We have many similar properties which require similar services that we give different service providers. If one performs better than the other, we give the performing one more contracts and reduce the contracts awarded to the underperforming one, quality control. At no time should we have different service providers offering the same service on a single block or blocks in close proximity, those are co-wives and we will be inviting trouble upon ourselves.

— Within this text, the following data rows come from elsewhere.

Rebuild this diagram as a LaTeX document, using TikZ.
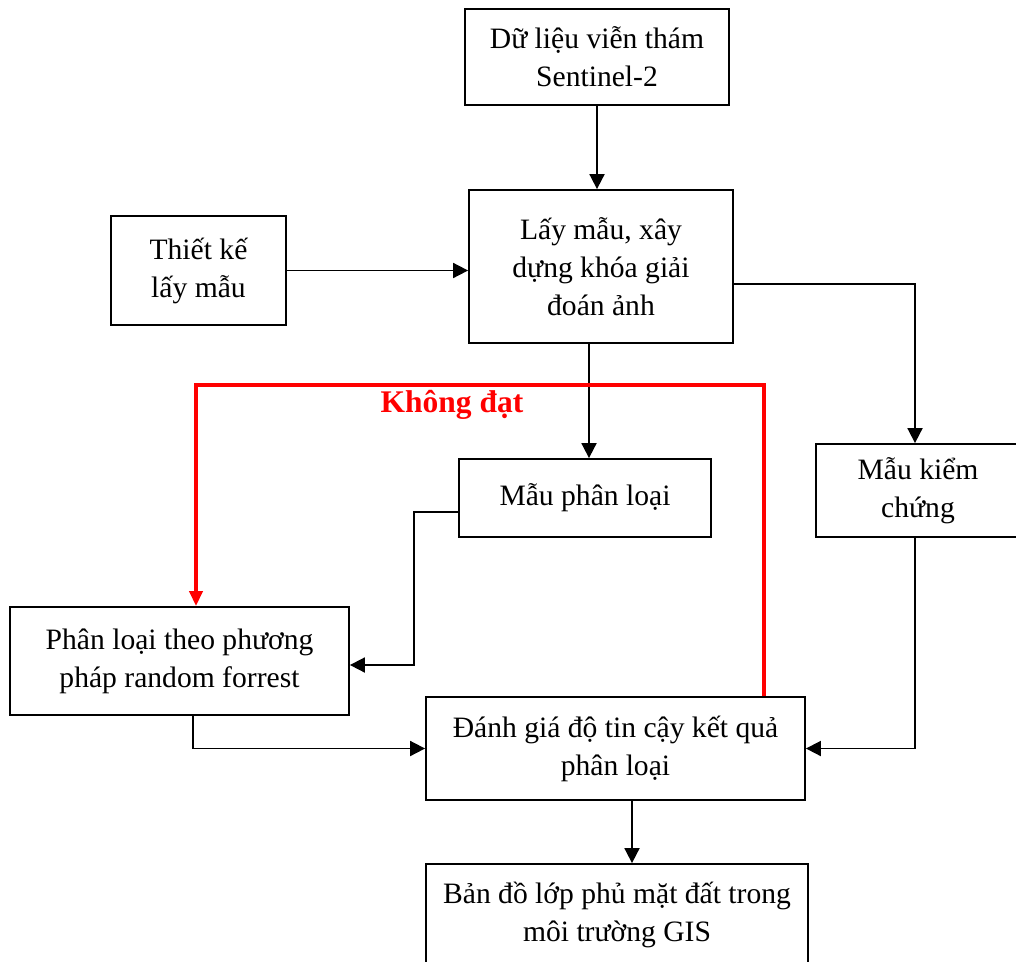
\documentclass[tikz,border=0pt]{standalone}
\usepackage{fontspec}
\setmainfont{Liberation Serif}
\usetikzlibrary{arrows.meta}
\definecolor{Fail}{RGB}{255,0,0}

\begin{document}
\begin{tikzpicture}[x=1pt,y=-1pt,
  stepbox/.style={draw,line width=1.8pt,align=center,inner sep=0pt,font=\fontsize{29.6}{38}\selectfont},
  flow/.style={-{Triangle[length=15pt,width=15pt]},line width=1.8pt},
  fail/.style={-{Triangle[length=15pt,width=13pt]},line width=3.6pt,Fail},
  failtext/.style={text=Fail,font=\fontsize{31.5}{38}\selectfont\bfseries}]
\clip (0,0) rectangle (1016,961);
\node[stepbox,minimum width=264pt,minimum height=96pt] (src) at (597,57) {Dữ liệu viễn thám\\Sentinel-2};
\node[stepbox,minimum width=264pt,minimum height=153pt] (keys) at (601,266.5) {Lấy mẫu, xây\\dựng khóa giải\\đoán ảnh};
\node[stepbox,minimum width=175pt,minimum height=109pt] (design) at (198.5,270.5) {Thiết kế\\lấy mẫu};
\node[stepbox,minimum width=252pt,minimum height=78pt] (train) at (585,498) {Mẫu phân loại};
\node[stepbox,minimum width=204pt,minimum height=93pt] (check) at (918,490.5) {Mẫu kiểm\\chứng};
\node[stepbox,minimum width=339pt,minimum height=108pt] (rf) at (179.5,661) {Phân loại theo phương\\pháp random forrest};
\node[stepbox,minimum width=379pt,minimum height=103pt] (acc) at (615.5,748.5) {Đánh giá độ tin cậy kết quả\\phân loại};
\node[stepbox,minimum width=382pt,minimum height=102pt] (map) at (617,915) {Bản đồ lớp phủ mặt đất trong\\môi trường GIS};
\node[failtext] (nopass) at (452,405) {Không đạt};
\draw[flow] (src.south) -- (src.south |- keys.north); \draw[flow] (design.east) -- (design.east -| keys.west);
\draw[flow] ([yshift=-17.5pt]keys.east) -| ([xshift=-3pt]check.north); \draw[flow] ([xshift=-12pt]keys.south) -- ([xshift=-12pt]keys.south |- train.north);
\draw[flow] ([yshift=-14pt]train.west) -- ++(-44,0) |- ([yshift=-4pt]rf.east); \draw[flow] ([xshift=13.5pt]rf.south) |- (acc.west);
\draw[flow] ([xshift=-3pt]check.south) |- (acc.east); \draw[flow] ([xshift=16.5pt]acc.south) -- ([xshift=16.5pt]acc.south |- map.north);
\draw[fail] ([xshift=148.5pt]acc.north) -- ++(0,-311) -| ([xshift=16.5pt]rf.north);
\end{tikzpicture}
\end{document}
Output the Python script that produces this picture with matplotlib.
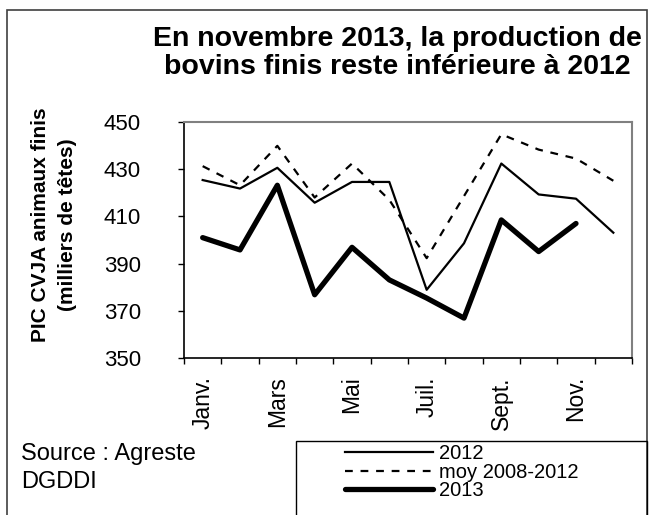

I cannot remember why I was hesitant to publish this in August when I wrote it but reading it now, I think it is good material for consumption. Betty still has more to learn as at my latest interaction with her. I hope I always recognize my client’s interests and act accordingly so as not to jeopardize their business transactions. I also hope I never ran out of patience to wait for my clients to instruct me and even in circumstances when I think I know what would be best, I should always differ to what they actually want and lastly, that I always recognize who has the upper hand in a transaction and find a way to tilt the scale and if the odds are not in my favour, I hope that I will be wise enough to recognize that.